To the right of me, a pair of Danish girls complained about the food. We asked one if she didn't like this restaurant. She replied: "I hate all Peruvian food." She said this in an I'm so over everything-way that did not befit someone of such youth. She might have been the only person in the restaurant that hated the dancing, singing spectacle more than me. This did not stop her, however, from jumping up and joining the off-tempo gringos that were quickly crowding the dance floor.

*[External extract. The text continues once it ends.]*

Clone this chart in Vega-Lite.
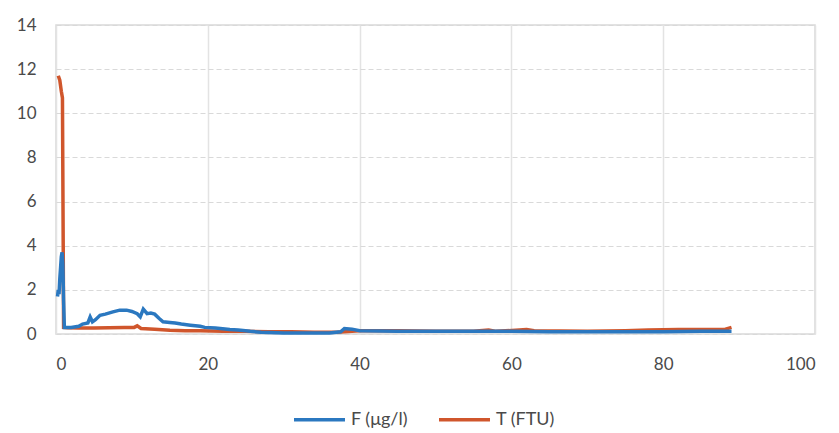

Our tour guide walked around the dinner table chatting with everyone. She was desperately trying to embrace the surroundings. It reminded me of a lame field trip in elementary school, the kind where the teacher says a little too brightly with a feigned, frozen smile, "Isn't this fun, kids?" She kept complimenting the musicians. It's not that they didn't deserve these accolades; it's just that this was by no means Peruvian music. The final straw came when the guide approached us all, and told us to remember the chorus of the upcoming song, because we were all going to be asked to sing along. What was the chorus? "Guantanamera, guajira guantanamera." At this point, I actually whipped my head around to face her. Was she serious? She was.

SP was looking at me blankly. Why had I shot the death rays at our well-meaning guide? I tried to explain to her that this song in no way originated from Peru. Additionally, it's one of those songs that Spanish teachers seem to thrive on playing in class. MissionUK were back when I made this remark, and they noted that they had never heard the song. Neither had SP, although it should be pointed out that she has never taken a Spanish class. Meanwhile, I started asking people, "Really, you've never heard this song before?" I was starting to wonder who had the altitude sickness on the brain- me or my travel companions. I said, "Okay, there's also the other one- you know that 'Ay, ay, ay, ay, canta y no llore' song?" Again, blank faces.

I decided that perhaps I was making a generalization, that these were not overplayed, old-hat songs, that it was just some strange coincidence that I, personally, had heard them over and over again. And then I spent the next ten days hearing El Cielito Lindo & Guantanamera at every cheesy tourist trap place I passed during my trip.